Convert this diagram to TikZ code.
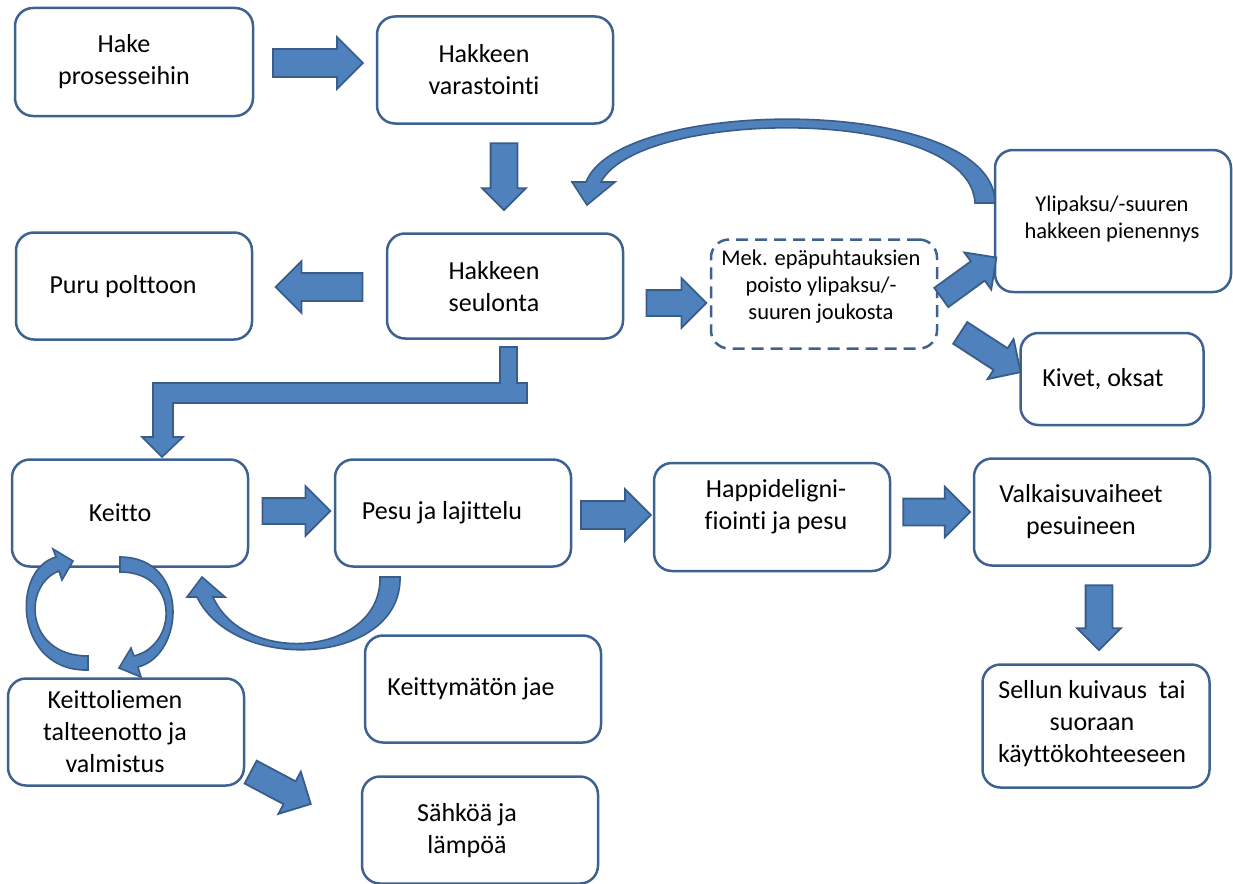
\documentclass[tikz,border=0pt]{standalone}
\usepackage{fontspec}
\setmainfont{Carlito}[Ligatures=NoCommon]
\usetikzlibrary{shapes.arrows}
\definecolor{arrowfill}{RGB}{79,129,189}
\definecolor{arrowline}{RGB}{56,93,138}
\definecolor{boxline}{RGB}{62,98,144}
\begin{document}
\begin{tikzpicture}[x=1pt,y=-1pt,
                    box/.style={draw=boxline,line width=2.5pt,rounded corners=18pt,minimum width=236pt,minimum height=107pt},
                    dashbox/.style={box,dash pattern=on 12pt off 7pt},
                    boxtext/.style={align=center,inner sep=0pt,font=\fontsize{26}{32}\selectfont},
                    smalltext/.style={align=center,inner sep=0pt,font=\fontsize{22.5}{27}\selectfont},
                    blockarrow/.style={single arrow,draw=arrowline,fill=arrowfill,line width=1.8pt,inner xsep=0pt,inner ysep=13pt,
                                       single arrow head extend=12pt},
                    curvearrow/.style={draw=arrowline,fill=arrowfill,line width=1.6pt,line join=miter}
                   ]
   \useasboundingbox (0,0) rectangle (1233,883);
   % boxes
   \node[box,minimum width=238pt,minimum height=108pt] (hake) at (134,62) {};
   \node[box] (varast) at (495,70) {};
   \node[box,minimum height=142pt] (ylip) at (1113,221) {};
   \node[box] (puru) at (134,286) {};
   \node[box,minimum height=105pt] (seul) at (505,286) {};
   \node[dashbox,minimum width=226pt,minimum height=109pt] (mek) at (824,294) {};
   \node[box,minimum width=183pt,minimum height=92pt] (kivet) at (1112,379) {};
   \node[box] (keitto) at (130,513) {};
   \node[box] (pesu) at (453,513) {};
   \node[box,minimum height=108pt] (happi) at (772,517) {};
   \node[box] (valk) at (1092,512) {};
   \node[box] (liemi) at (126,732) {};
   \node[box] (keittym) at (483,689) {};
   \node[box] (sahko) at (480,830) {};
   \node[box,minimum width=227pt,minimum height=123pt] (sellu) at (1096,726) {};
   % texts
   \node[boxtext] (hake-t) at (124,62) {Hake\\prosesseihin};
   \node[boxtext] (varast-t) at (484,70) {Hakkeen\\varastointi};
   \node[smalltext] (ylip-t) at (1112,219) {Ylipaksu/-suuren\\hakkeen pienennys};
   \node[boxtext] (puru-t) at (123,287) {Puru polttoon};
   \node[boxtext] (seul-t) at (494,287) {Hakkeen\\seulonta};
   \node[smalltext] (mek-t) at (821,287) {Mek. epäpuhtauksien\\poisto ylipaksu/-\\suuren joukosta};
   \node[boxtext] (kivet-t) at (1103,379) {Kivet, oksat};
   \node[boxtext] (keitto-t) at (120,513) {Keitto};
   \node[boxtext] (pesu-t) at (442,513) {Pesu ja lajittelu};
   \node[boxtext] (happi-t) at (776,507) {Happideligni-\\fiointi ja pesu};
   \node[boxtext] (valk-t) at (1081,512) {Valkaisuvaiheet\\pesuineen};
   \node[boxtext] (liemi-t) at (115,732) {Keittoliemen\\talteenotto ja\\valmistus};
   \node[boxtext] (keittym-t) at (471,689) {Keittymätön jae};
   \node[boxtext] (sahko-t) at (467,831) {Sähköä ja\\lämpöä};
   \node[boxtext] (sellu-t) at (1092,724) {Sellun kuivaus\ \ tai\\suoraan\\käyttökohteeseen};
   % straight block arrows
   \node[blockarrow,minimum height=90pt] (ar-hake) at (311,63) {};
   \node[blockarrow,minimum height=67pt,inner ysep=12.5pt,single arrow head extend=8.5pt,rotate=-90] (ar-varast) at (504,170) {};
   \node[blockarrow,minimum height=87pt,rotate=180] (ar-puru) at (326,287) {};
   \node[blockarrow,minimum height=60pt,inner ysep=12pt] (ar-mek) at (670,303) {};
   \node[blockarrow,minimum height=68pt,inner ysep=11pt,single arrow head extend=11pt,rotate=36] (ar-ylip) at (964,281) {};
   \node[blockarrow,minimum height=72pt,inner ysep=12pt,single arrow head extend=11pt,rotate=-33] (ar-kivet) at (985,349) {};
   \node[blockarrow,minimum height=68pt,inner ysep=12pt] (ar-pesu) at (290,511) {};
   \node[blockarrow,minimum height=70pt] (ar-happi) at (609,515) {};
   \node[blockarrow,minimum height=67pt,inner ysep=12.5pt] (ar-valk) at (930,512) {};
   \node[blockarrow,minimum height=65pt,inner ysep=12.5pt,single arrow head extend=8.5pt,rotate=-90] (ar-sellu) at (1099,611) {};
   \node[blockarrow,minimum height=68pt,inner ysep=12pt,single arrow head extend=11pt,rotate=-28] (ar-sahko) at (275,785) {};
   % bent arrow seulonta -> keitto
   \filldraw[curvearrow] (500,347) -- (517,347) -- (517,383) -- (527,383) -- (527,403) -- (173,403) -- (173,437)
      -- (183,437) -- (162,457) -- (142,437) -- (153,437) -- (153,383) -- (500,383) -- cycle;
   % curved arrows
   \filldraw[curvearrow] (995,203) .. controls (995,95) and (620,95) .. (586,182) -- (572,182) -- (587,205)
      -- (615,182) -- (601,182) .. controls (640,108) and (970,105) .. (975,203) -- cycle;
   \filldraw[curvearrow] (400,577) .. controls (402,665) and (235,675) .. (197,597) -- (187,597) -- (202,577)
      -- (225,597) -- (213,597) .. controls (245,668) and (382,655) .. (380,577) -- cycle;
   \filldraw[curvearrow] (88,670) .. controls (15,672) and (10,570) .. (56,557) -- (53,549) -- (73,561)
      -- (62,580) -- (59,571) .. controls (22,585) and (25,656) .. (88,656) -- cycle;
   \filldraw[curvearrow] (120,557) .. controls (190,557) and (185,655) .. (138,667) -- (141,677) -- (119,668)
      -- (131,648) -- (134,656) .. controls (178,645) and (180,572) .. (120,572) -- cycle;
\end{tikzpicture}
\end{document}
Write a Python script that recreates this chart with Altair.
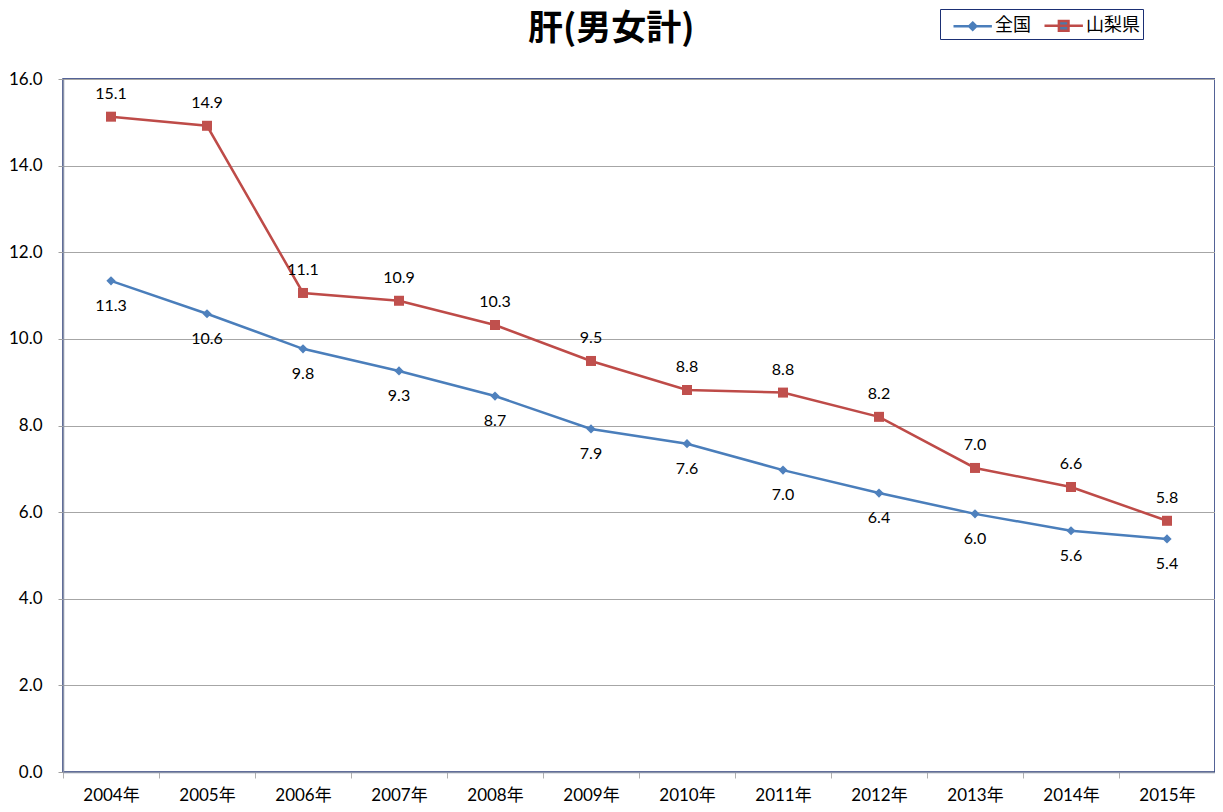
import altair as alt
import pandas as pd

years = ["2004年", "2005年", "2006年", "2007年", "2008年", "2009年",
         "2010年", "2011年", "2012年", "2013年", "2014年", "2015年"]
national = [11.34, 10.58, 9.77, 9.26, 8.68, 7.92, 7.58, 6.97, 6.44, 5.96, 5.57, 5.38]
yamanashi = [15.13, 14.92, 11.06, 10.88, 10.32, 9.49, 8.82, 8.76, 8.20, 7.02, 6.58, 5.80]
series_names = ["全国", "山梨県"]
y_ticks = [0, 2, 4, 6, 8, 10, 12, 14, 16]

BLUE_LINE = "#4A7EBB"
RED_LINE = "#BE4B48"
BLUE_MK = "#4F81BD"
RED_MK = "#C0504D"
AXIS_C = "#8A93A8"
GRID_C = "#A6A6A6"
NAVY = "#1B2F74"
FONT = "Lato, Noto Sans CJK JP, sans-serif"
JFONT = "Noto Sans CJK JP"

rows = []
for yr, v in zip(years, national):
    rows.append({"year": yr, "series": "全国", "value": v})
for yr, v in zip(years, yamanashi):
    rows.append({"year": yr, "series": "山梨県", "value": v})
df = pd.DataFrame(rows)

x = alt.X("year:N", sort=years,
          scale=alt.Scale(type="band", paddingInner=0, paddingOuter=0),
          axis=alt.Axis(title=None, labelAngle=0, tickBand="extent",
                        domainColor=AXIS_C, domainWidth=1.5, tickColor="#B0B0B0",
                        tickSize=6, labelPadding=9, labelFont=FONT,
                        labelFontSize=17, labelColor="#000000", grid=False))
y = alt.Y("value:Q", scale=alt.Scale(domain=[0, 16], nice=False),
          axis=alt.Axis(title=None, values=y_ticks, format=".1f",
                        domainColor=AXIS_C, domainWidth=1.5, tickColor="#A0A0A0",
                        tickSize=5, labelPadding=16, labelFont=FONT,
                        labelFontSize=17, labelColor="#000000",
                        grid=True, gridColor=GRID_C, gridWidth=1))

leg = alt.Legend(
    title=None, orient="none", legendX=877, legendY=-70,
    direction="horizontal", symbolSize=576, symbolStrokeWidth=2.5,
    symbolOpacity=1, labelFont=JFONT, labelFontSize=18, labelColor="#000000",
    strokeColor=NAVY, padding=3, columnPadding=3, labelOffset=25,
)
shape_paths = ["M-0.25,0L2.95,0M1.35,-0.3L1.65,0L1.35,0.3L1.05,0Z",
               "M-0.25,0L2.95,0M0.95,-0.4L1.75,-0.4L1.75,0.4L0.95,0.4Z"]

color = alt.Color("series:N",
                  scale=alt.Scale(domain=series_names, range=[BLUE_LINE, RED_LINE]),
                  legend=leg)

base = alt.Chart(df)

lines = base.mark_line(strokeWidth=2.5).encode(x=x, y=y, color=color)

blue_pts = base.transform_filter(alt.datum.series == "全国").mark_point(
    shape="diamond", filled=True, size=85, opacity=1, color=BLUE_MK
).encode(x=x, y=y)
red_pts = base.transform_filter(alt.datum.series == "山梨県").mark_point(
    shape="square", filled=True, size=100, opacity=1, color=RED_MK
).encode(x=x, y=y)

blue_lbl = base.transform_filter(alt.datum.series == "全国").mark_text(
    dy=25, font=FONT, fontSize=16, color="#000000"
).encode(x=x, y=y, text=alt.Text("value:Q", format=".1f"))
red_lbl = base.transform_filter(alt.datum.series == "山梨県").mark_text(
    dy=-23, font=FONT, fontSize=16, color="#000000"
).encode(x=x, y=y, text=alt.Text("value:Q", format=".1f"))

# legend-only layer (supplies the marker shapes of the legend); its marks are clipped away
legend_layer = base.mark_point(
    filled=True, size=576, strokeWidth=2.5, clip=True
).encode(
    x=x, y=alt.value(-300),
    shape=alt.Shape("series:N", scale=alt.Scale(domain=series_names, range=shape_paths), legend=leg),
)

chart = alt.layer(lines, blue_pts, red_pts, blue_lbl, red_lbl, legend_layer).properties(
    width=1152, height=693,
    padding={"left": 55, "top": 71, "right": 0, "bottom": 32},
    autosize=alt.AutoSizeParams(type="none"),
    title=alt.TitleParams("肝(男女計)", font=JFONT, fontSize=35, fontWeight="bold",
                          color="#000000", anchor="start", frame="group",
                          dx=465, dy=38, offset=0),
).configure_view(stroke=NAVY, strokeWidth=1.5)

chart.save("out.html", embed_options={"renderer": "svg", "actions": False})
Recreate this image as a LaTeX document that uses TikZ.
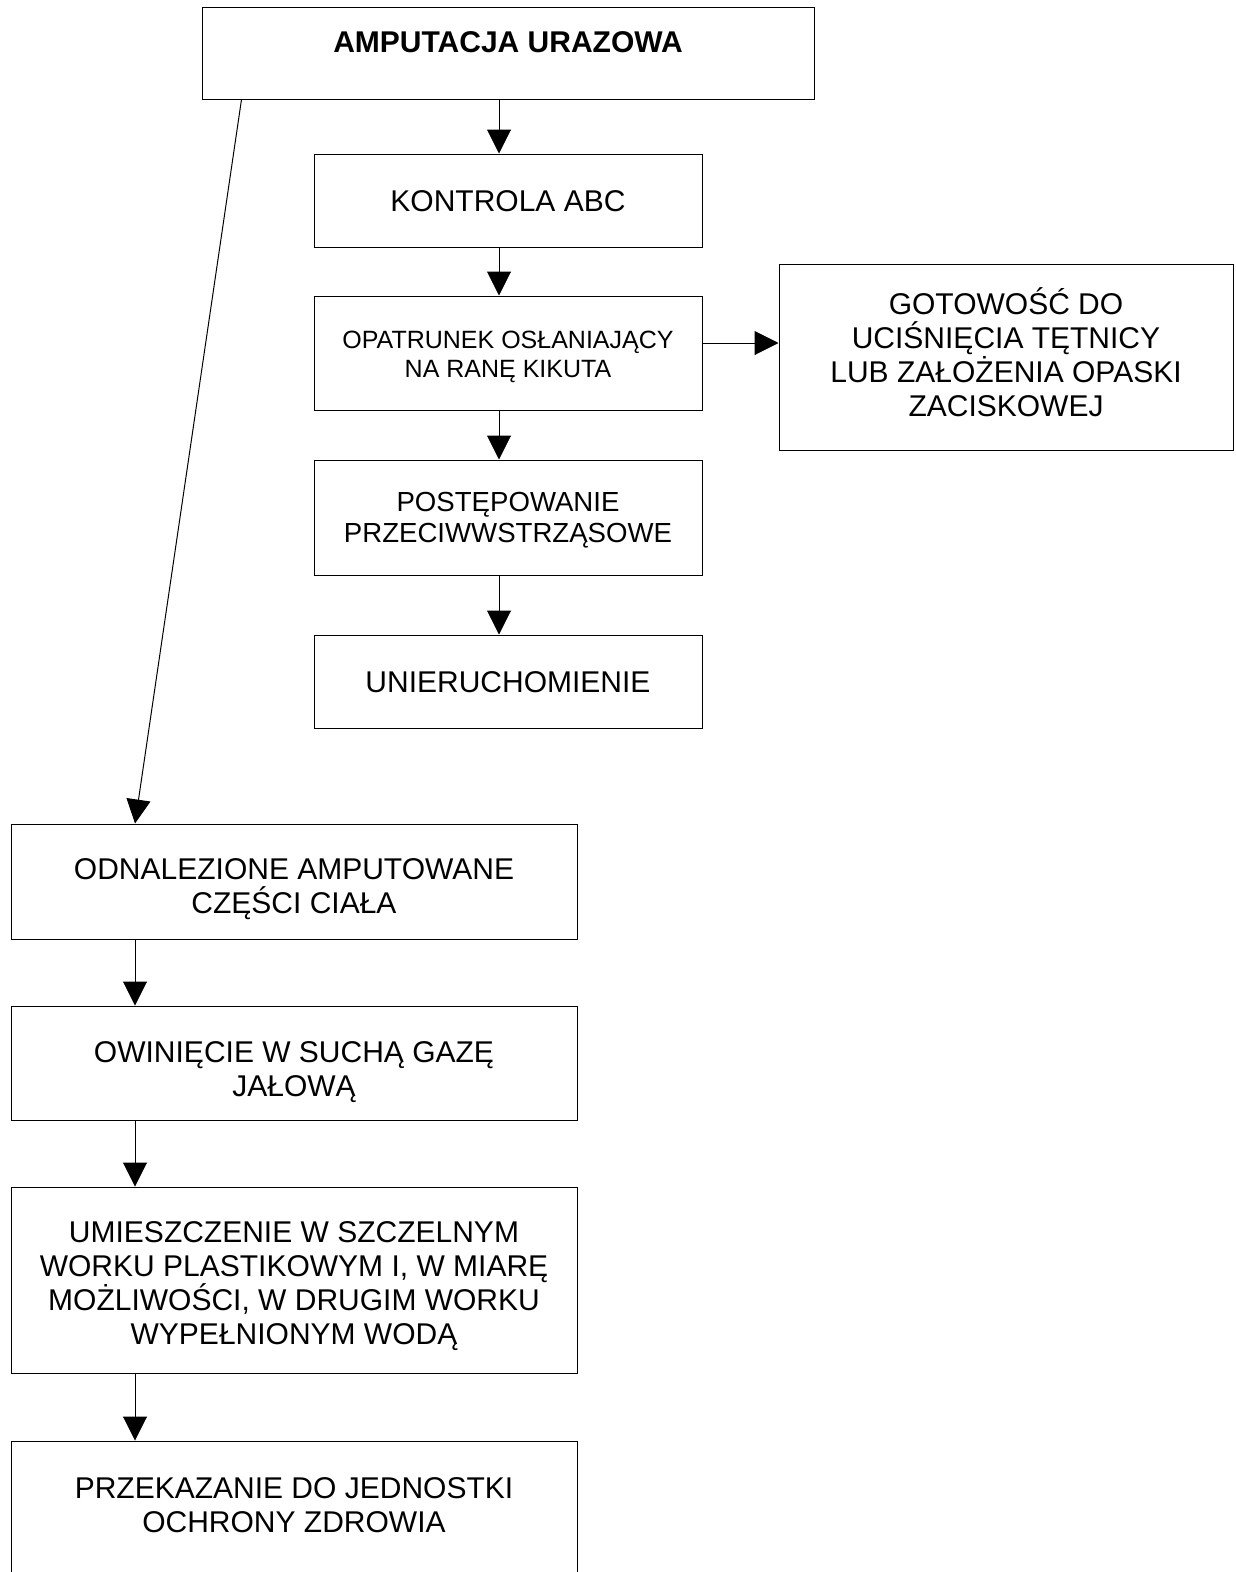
☆ ☆ ☆ ☆ ☆ ☆ ☆
→ **To be done**:
Nothing but the lines from the one containing "Write a Python" through the one containing "y_ticks = [0, 2, 4, 6, 8, 10, 12, 14, 16]" should be written out, exactly and with both ends. Pictures are left out.

→ **Written response**:
Write a Python script that recreates this chart with Altair.
import altair as alt
import pandas as pd

years = ["2004年", "2005年", "2006年", "2007年", "2008年", "2009年",
         "2010年", "2011年", "2012年", "2013年", "2014年", "2015年"]
national = [11.34, 10.58, 9.77, 9.26, 8.68, 7.92, 7.58, 6.97, 6.44, 5.96, 5.57, 5.38]
yamanashi = [15.13, 14.92, 11.06, 10.88, 10.32, 9.49, 8.82, 8.76, 8.20, 7.02, 6.58, 5.80]
series_names = ["全国", "山梨県"]
y_ticks = [0, 2, 4, 6, 8, 10, 12, 14, 16]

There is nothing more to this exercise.